The "always flow in the cooler" design was to accommodate very cold climate operation, and yes, that is rather counter-intuitive given it tends to over cool the oil. The problem was single weight oil in the cooler becoming so viscous in an arctic blast that it would not flow, forming a plug of sorts in the cooler during the initial phase of flight. As oil temp rose, the vernatherm would try to close, but oil couldn't flow through the plugged cooler, and with no flow, it would not warm enough to unplug. That's why a vernatherm has a spring loaded tip (see below).

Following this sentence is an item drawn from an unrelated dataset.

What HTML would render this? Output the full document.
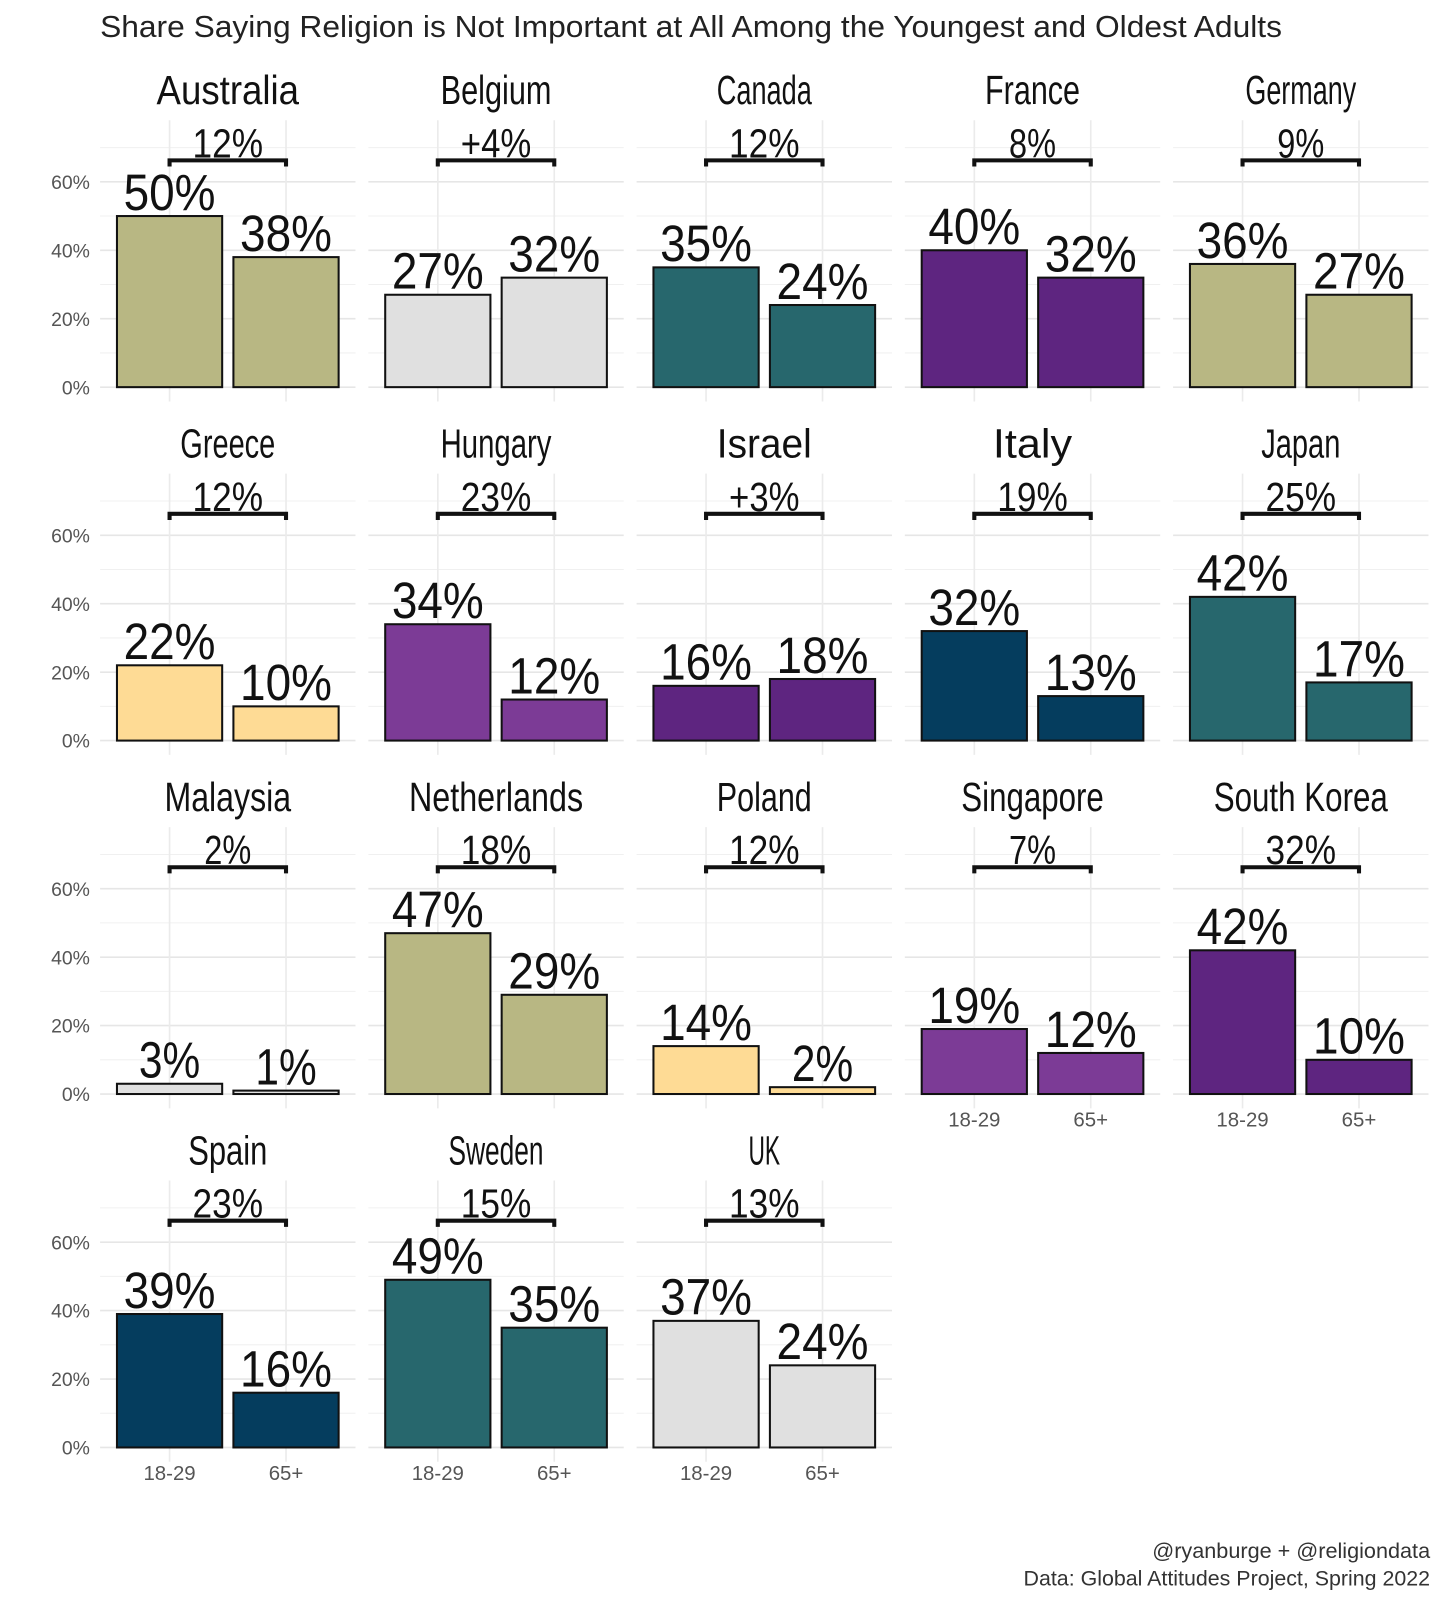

The warming vernatherm will extend to block the bypass, but if the cooler is plugged, the tip will float off the seat at about 15 psi deltaP, allowing continued oil flow to the engine.

You can gain absolute control of cooler flow rate by removing the vernatherm, then installing a "viscosity valve" spring and plunger assembly in the accessory case, and a 1/4 turn ball valve in one of the cooler lines. The valve can be cockpit controlled. The SI attached below explains how to remove the viscosity valve and replace it with a vernatherm. Just reverse the process.
.


Ok my wondering if the Vernatherm was malfunctioning (or incorrectly set) was based on the possibility that it was letting oil flow to the cooler BEFORE it got to 185. Nothing you've said proves that this isn't happening. But let's not go down that rat hole right now.

So I'll restate the question:

Flying the Northeast, OAT~68, O-360, level at 23 squared, or climbing at 24 squared, no baffle plate on the back side of the oil cooler blocking the air flow, I can't get my oil temps up to 180.

In the Winter, with the baffle plate on, I can't get the oil temps up to 180 in any flight regime.

Oil cooler is at the left hand side of the engine baffle.

This strikes me as unusual. Is it?

Most of the times I see people talking about oil temp problems, they are talking about oil getting too warm - especially in the climb. I've read lots of those.

Is this a common problem (oil temps too low) requiring some alteration the air flow-through in the oil cooler?

I would have thought that given the oil temp sweet spot of 180 , that designs would be such that they would get you in that vicinity. Maybe I'm wrong.

So, flying in the Northeast:

With no baffle on the oil cooler I rarely get my summer flying temps above ~160

With a full plate on the back of the oil cooler I can't get my oil temps up above 160. Usually it's less.

I would have thought that is unusual.